Ligada a esta historia hay otra historia que contaba mi papá, en parte verdadera y en parte ficticia. Mi papá había ido a ver al otorrinolaringólogo, quien le resolvió un problema del oído y le pidió que volviera en dos semanas para revisarlo de nuevo. Después de la primera visita se sintió mejor y no vio necesidad de hacer otra cita. Pensó que era innecesario gastar dinero en un asunto que ya estaba resuelto. El problema era que el consultorio del médico estaba en la calle aledaña a donde vivíamos y mi papá temía encontrarse al doctor por casualidad y que le dijera: “¿por qué no vino a verme?”. Así que preparó la excusa de antemano: “sí me lo encuentro en la calle, le digo que acabo de llegar de viaje”, pero luego reflexionó y se dijo: “¿por qué habría de creerme?” Y entendió que por los próximos días tendría que caminar por la calle con una maleta en la mano para justificar su argumento. Pero qué tal si el médico le pedía cargar su maleta y se daba cuenta que estaba vacía. Sería un problema. Debería de prepararse para esta posibilidad. La solución era meter algunas piedras y tal vez algo de ropa para dar crédito a su excusa. Fue un poco más allá y pensó que el médico tal vez le pediría abrir la maleta para ver si no eran sólo piedras, pero consideró que esto era ya improbable.

La creatividad de mi papá iba más allá de su obra plástica. Estaba presente en sus fantasías, su humor y la manera de encarar sus dificultades y debilidades. Su creatividad estaba también en su manera de armar historias. Hace poco tiempo leí un cuento corto de Etgar Keret. El personaje -que es Keret mismo-, recibe una llamada de una oficinista del sistema de cablevisión para venderle un servicio. Keret no logra decirle que no le interesa y le explica que se acaba de caer en un hoyo y se rompió el tobillo. Cuando más tarde la mujer vuelve a insistir, se ve en la necesidad de contarle que están por amputarle la pierna, y ella le dice que le llamará más tarde. La esposa de Keret le dice: “Por qué no puedes limitarte a decir: gracias, pero no me interesa comprar, alquilar o tomar prestado lo que sea que usted venda, así que, por favor, no vuelva a llamarme en lo que le queda de vida y, si es posible, tampoco en la siguiente. Que tenga un buen día”. Creo que a mi papá le hubiese gustado esta historia.

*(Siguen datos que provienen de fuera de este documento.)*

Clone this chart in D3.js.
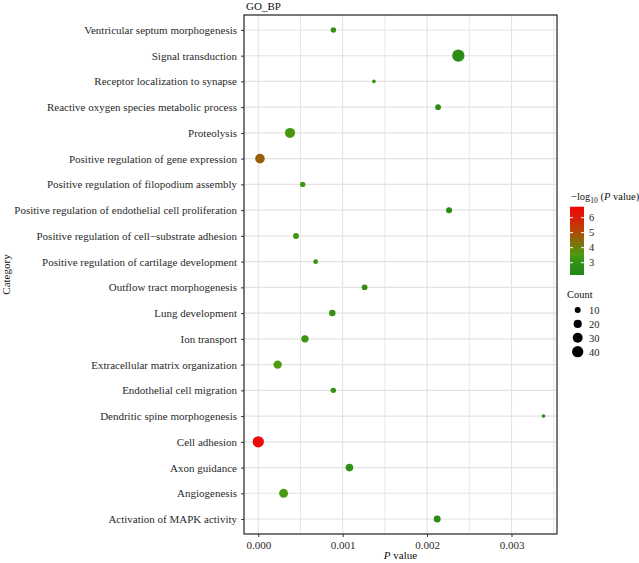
<!DOCTYPE html>
<html>
<head>
<meta charset="utf-8">
<script src="https://cdn.jsdelivr.net/npm/d3@7"></script>
<style>
  html, body { margin: 0; padding: 0; background: #fff; }
  svg { display: block; font-family: "Liberation Serif", "DejaVu Serif", serif; }
</style>
</head>
<body>
<svg id="chart" width="639" height="563"></svg>
<script>
// ---- data (top-to-bottom order) ----
const categories = [
  "Ventricular septum morphogenesis",
  "Signal transduction",
  "Receptor localization to synapse",
  "Reactive oxygen species metabolic process",
  "Proteolysis",
  "Positive regulation of gene expression",
  "Positive regulation of filopodium assembly",
  "Positive regulation of endothelial cell proliferation",
  "Positive regulation of cell\u2212substrate adhesion",
  "Positive regulation of cartilage development",
  "Outflow tract morphogenesis",
  "Lung development",
  "Ion transport",
  "Extracellular matrix organization",
  "Endothelial cell migration",
  "Dendritic spine morphogenesis",
  "Cell adhesion",
  "Axon guidance",
  "Angiogenesis",
  "Activation of MAPK activity"
];
const pValues = [
  0.00089, 0.00237, 0.00137, 0.00213, 0.000376,
  0.00002, 0.000526, 0.00226, 0.000447, 0.00068,
  0.00126, 0.000877, 0.000553, 0.00023, 0.000889,
  0.00338, 0.0000002, 0.00108, 0.0003, 0.00212
];
const counts = [
  8, 48, 3, 9, 31,
  28, 8, 10, 10, 6,
  9, 12, 16, 21, 8,
  3, 40, 17, 24, 14
];
const xTicks = [0, 0.001, 0.002, 0.003];
const xMinorTicks = [0.0005, 0.0015, 0.0025, 0.0035];
const colorTicks = [3, 4, 5, 6];
const sizeBreaks = [10, 20, 30, 40];

const data = categories.map((c, i) => ({
  cat: c, p: pValues[i], count: counts[i], lp: -Math.log10(pValues[i])
}));

// ---- layout ----
const svg = d3.select("#chart");
const panel = { left: 244, right: 557, top: 15, bottom: 534 };

const x = d3.scaleLinear().domain([-0.000169, 0.003539]).range([panel.left, panel.right]);
const y = d3.scalePoint().domain(categories).range([panel.top, panel.bottom]).padding(0.58);
const colorDomain = [2.18, 6.73];
const colorStops = [2.18, 3.0, 3.6, 4.1, 4.6, 5.1, 5.6, 6.1, 6.73];
const colorRange = ["#23881a", "#319014", "#4e9c10", "#737a0c", "#946208", "#b24806", "#ca3006", "#dd1a08", "#ee0a0a"];
const color = d3.scaleLinear().domain(colorStops).range(colorRange)
  .interpolate(d3.interpolateRgb).clamp(true);
const size = d3.scaleSqrt().domain([3, 48]).range([1.8, 6.15]);

// gridlines
const grid = svg.append("g");
grid.selectAll("line.minor").data(xMinorTicks).join("line")
  .attr("x1", d => x(d)).attr("x2", d => x(d))
  .attr("y1", panel.top).attr("y2", panel.bottom)
  .attr("stroke", "#e8e8e8").attr("stroke-width", 1);
grid.selectAll("line.majx").data(xTicks).join("line")
  .attr("x1", d => x(d)).attr("x2", d => x(d))
  .attr("y1", panel.top).attr("y2", panel.bottom)
  .attr("stroke", "#e3e3e3").attr("stroke-width", 1.1);
grid.selectAll("line.majy").data(categories).join("line")
  .attr("x1", panel.left).attr("x2", panel.right)
  .attr("y1", d => y(d)).attr("y2", d => y(d))
  .attr("stroke", "#e3e3e3").attr("stroke-width", 1.1);

// points
svg.append("g").selectAll("circle").data(data).join("circle")
  .attr("cx", d => x(d.p)).attr("cy", d => y(d.cat))
  .attr("r", d => size(d.count))
  .attr("fill", d => color(d.lp));

// panel border
svg.append("rect")
  .attr("x", panel.left).attr("y", panel.top)
  .attr("width", panel.right - panel.left).attr("height", panel.bottom - panel.top)
  .attr("fill", "none").attr("stroke", "#333").attr("stroke-width", 1.3);

// axes
const xAxis = d3.axisBottom(x).tickValues(xTicks).tickFormat(d3.format(".3f")).tickSize(3).tickPadding(4);
const gx = svg.append("g").attr("transform", `translate(0,${panel.bottom})`).call(xAxis);
gx.select(".domain").remove();
gx.selectAll("line").attr("stroke", "#333");
gx.selectAll("text").attr("fill", "#2a2a2a").attr("font-size", 11)
  .attr("font-family", "Liberation Serif, serif");

const yAxis = d3.axisLeft(y).tickSize(3).tickPadding(4);
const gy = svg.append("g").attr("transform", `translate(${panel.left},0)`).call(yAxis);
gy.select(".domain").remove();
gy.selectAll("line").attr("stroke", "#333");
gy.selectAll("text").attr("fill", "#2a2a2a").attr("font-size", 11)
  .attr("font-family", "Liberation Serif, serif");

// titles
svg.append("text").attr("x", 246).attr("y", 10).attr("font-size", 11).attr("fill", "#111").text("GO_BP");

const xl = svg.append("text").attr("x", (panel.left + panel.right) / 2).attr("y", 559)
  .attr("text-anchor", "middle").attr("font-size", 11).attr("fill", "#111");
xl.append("tspan").attr("font-style", "italic").text("P");
xl.append("tspan").text(" value");

svg.append("text").attr("transform", `translate(10,${(panel.top + panel.bottom) / 2}) rotate(-90)`)
  .attr("text-anchor", "middle").attr("font-size", 11).attr("fill", "#111").text("Category");

// ---- colour legend ----
const cb = { x: 570, y0: 206.7, y1: 275, w: 14 };
const defs = svg.append("defs");
const grad = defs.append("linearGradient").attr("id", "cgrad")
  .attr("x1", 0).attr("y1", 1).attr("x2", 0).attr("y2", 0);
d3.range(0, 1.0001, 0.05).forEach(t => {
  grad.append("stop").attr("offset", t)
    .attr("stop-color", color(colorDomain[0] + t * (colorDomain[1] - colorDomain[0])));
});
const cy = d3.scaleLinear().domain(colorDomain).range([cb.y1, cb.y0]);

const lt = svg.append("text").attr("x", 571).attr("y", 200).attr("font-size", 10.5).attr("fill", "#111");
lt.append("tspan").text("\u2212log");
lt.append("tspan").attr("font-size", 7.5).attr("dy", 2.5).text("10");
lt.append("tspan").attr("dy", -2.5).text(" (");
lt.append("tspan").attr("font-style", "italic").text("P");
lt.append("tspan").text(" value)");

svg.append("rect").attr("x", cb.x).attr("y", cb.y0).attr("width", cb.w).attr("height", cb.y1 - cb.y0)
  .attr("fill", "url(#cgrad)");
const ctk = svg.append("g");
ctk.selectAll("line.l").data(colorTicks).join("line")
  .attr("x1", cb.x).attr("x2", cb.x + 3).attr("y1", d => cy(d)).attr("y2", d => cy(d))
  .attr("stroke", "#fff").attr("stroke-width", 1);
ctk.selectAll("line.r").data(colorTicks).join("line")
  .attr("x1", cb.x + cb.w - 3).attr("x2", cb.x + cb.w).attr("y1", d => cy(d)).attr("y2", d => cy(d))
  .attr("stroke", "#fff").attr("stroke-width", 1);
ctk.selectAll("text").data(colorTicks).join("text")
  .attr("x", 589).attr("y", d => cy(d) + 3.8).attr("font-size", 10.5).attr("fill", "#222")
  .text(d => d);

// ---- size legend ----
svg.append("text").attr("x", 567).attr("y", 298).attr("font-size", 10.5).attr("fill", "#111").text("Count");
const sy = d3.scalePoint().domain(sizeBreaks).range([310, 351.7]);
const sg = svg.append("g");
sg.selectAll("circle").data(sizeBreaks).join("circle")
  .attr("cx", 577.7).attr("cy", d => sy(d)).attr("r", d => size(d)).attr("fill", "#000");
sg.selectAll("text").data(sizeBreaks).join("text")
  .attr("x", 589).attr("y", d => sy(d) + 3.8).attr("font-size", 10.5).attr("fill", "#222")
  .text(d => d);
</script>
</body>
</html>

Cada vez que me voy aproximando al cruce de la calle Ha’ari con Aza y Metudela, y alcanzo a ver el puesto de Martin, empiezo a pensar cómo armaré mi historia de hoy. En las más cotidianas experiencias es que me vuelvo a encontrar con mi papá, y trato de intercambiar algunas ideas con él sobre cómo desarrollar cada narrativa de lo que me pasa en la vida diaria. Es una manera, de tantas que hay, a través de las cuales honro su memoria en la experiencia cotidiana. Por ello me tomé la libertad de no darle su nombre a mi hijo.

Por cierto, termino de escribir estas líneas y veo frente a mí un cuadro de mi papá. Es una serigrafía de los vitrales que hizo sobre los profetas. Veo frente a mí una de sus creaciones artísticas, veo cómo la ballena se traga a Jonás, el hijo de Amitai.